First of all, let’s take a look at the scheduled arriving time of flights in 15 min interval agains the actual arrival time.

# round the scheduled time and actual arrival time to 15min interval
df_arrival_delay_15min  = df_arrival_delay.assign(schedule_rounded_15min = lambda x: x['scheduleLandingTime'].dt.round('15min'))\
                                                                    .assign(actual_rounded_15min = lambda x: x['actualLandingTime'].dt.round('15min'))  

def merge_to_15min(df, col):
    """
    df: the original dataset (in this project, that is df_arrival_delay_15min)
    col: the column needs to be grouped by

    return: the merged dataset with all time ranges in every 15min and its corresponding amount of flights
    """
    df_timerange_backup = pd.DataFrame(pd.date_range(start='00:00:00',end='23:45:00',freq='15min'))\
                            .rename(columns={0:'h_m_s'})\
                            .assign(h_m_s = lambda x: x['h_m_s'].dt.strftime("%H:%M:%S"))
            
    df_parsed = (df.assign(h_m_s = lambda x: x[col].dt.strftime("%H:%M:%S"))
                    .groupby("h_m_s")
                    .size()
                    .to_frame()
                    .reset_index()
                    .rename(columns={0:'frequency'})
                )
    df_merged = pd.merge(df_timerange_backup, df_parsed, on='h_m_s',how='left').fillna(0)
    
    return df_merged

df_actual_15min = merge_to_15min(df_arrival_delay_15min,'actual_rounded_15min')
df_schedule_15min = merge_to_15min(df_arrival_delay_15min, 'schedule_rounded_15min')

# Concatenate two sets to one that can be used for plotting
df_analysis1 = pd.concat([df_actual_15min.assign(indicator = lambda x: 'Actual'),df_schedule_15min.assign(indicator = lambda x: 'Schedule')])

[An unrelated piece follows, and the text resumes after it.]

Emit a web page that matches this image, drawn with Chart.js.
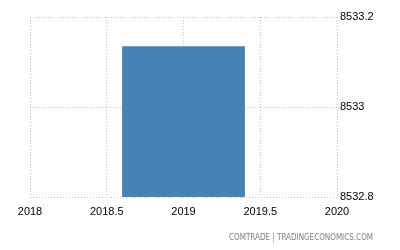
<!DOCTYPE html>
<html>
<head>
<meta charset="utf-8">
<script src="https://cdn.jsdelivr.net/npm/chart.js@4/dist/chart.umd.min.js"></script>
<style>
  html, body { margin: 0; padding: 0; background: #fff; }
  #wrap { position: relative; width: 400px; height: 250px; }
  #footer {
    position: absolute; right: 27px; top: 233px;
    font-family: "DejaVu Sans Condensed", "Liberation Sans Narrow", sans-serif;
    font-size: 8px; color: #7f7f7f; white-space: nowrap;
  }
</style>
</head>
<body>
<div id="wrap">
  <canvas id="chart" width="400" height="250"></canvas>
  <div id="footer">COMTRADE | TRADINGECONOMICS.COM</div>
</div>
<script>
// values
const years = [2019];
const values = [8533.135];
const xTicks = [2018, 2018.5, 2019, 2019.5, 2020];
const yTicks = [8532.8, 8533, 8533.2];

document.addEventListener('DOMContentLoaded', function () {
  const gridStyle = {
    color: '#c8c8c8',
    lineWidth: 1,
    drawTicks: false,
    offset: false
  };
  // in v4 the dash of the grid lines comes from border.dash
  const borderStyle = { display: false, dash: [1, 2] };
  const tickFont = { family: 'Liberation Sans, Arial, sans-serif', size: 11 };

  new Chart(document.getElementById('chart'), {
    type: 'bar',
    data: {
      datasets: [{
        data: years.map((y, i) => ({ x: y, y: values[i] })),
        backgroundColor: '#4682b4',
        borderWidth: 0,
        categoryPercentage: 1,
        barPercentage: 1.6 // bar spans 0.8 year, ticks are 0.5 year apart
      }]
    },
    options: {
      responsive: false,
      animation: false,
      layout: { padding: { left: 30, top: 17, right: 0, bottom: 25 } },
      plugins: { legend: { display: false }, tooltip: { enabled: false } },
      scales: {
        x: {
          type: 'linear',
          offset: false,
          min: 2018,
          max: 2020,
          afterBuildTicks: s => { s.ticks = xTicks.map(v => ({ value: v })); },
          afterFit: s => { s.height = 28; },
          grid: gridStyle,
          border: borderStyle,
          ticks: { padding: 8, color: '#000', font: tickFont, callback: v => String(v), maxRotation: 0 }
        },
        y: {
          position: 'right',
          min: 8532.8,
          max: 8533.2,
          afterBuildTicks: s => { s.ticks = yTicks.map(v => ({ value: v })); },
          afterFit: s => { s.width = 63; },
          grid: gridStyle,
          border: borderStyle,
          ticks: { padding: 3, color: '#000', font: tickFont, callback: v => String(v) }
        }
      }
    }
  });
});
</script>
</body>
</html>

sns.factorplot(x='h_m_s',y='frequency',hue='indicator',data=df_analysis1, size = 12, kind='bar',palette="muted")

Then, we can get a plot which shows how much off the actual arrival time against the scheduled time, as shown in the figure, seems on average, flights to Schiphol has quite good punctuality, since rounding to 15min is a quite high standard for flights: analysis1

Secondly, let’s only take a look at the 15 airlines that have the most arrival flights to Schiphol, and see the distribution of the number of flights in hourly interval.


def stacked_bar_plot(df):
    df = df.copy()
    flight_top_list = list(df.prefix_mainflight.value_counts().head(15).index)
    _ = df.loc[df['prefix_mainflight'].isin(flight_top_list)]\
                .assign(hour = lambda x: x['actualLandingTime'].dt.hour)\
                .groupby(['hour','prefix_mainflight'])\
                .size()\
                .to_frame('frequency')\
                .reset_index()\
                .pivot_table(index='hour',columns=['prefix_mainflight'])['frequency']\
                .plot(kind='bar',stacked=True,figsize=(20,8),label='_nolegend_')

# plot the distribution of the number of flights in hourly level.
df_arrival_delay.pipe(stacked_bar_plot)

The result is shown below: analysis2

We can learn that in the early morning and late night, HV (Transavia) flights fit in most of the slots, and the rest of time, KLM is dominant which is easy to imagine because Schiphol is KLM’s hub. And then, let’s give an attention to the hourly averaging delay of flights in Schiphol.

def delay_boxplot(df):
    df = df.copy()
    df = df.assign(hour = lambda x: x['actualLandingTime'].dt.hour)
    
    fig, ax = plt.subplots(1,1, figsize=(16,10))
    
    _ = sns.boxplot(x="hour",y="delay_min",data=df)
    _ = ax.axhline(y = 0, color='r')

df_arrival_delay.pipe(delay_boxplot)

analysis3

As it’s shown in the figure above, we can conclude that the punctuality of arrival flights to Schiphol looks very good, although there are some outliers, the averaging results are still awesome. Of course, we should not make such conclusion so early because we need also to take weather or other conditions that may influence delays into account. Since there is no such data in this public API, so we can firstly take a glimpse of hourly delay level in these 14 days separately.

def delay_heatmap(df):
    df = df.copy()
    
    df = df.assign(hour = lambda x: x['actualLandingTime'].dt.hour)\
           .groupby(['scheduleDate','hour'])\
           .agg({'delay_min':'mean'})['delay_min']\
           .unstack(0)
        
    fig, ax = plt.subplots(figsize= (16,12))
    _ = sns.heatmap(df)

df_arrival_delay.pipe(delay_heatmap)

The heatmap of delays in hourly level in these days is plotted below, the colour bar indicates the delay level. The darker the bar is, the shorter averaging delay minutes the flights have in the cube. The completely white cubes show that there is no fight in that hourly slot. And we can directly see most of time the cubes are dark which reflect the good on-time rate of flights to Schiphol.

analysis4

Well, the above four plots and some analysis on on-time rate of arrival flights in Schiphol in a collected 14-day dataset from Schiphol’s public API have been done, and I can more or less conclude that Schiphol has a quite good arrival flight on-time rate although the sample is very small.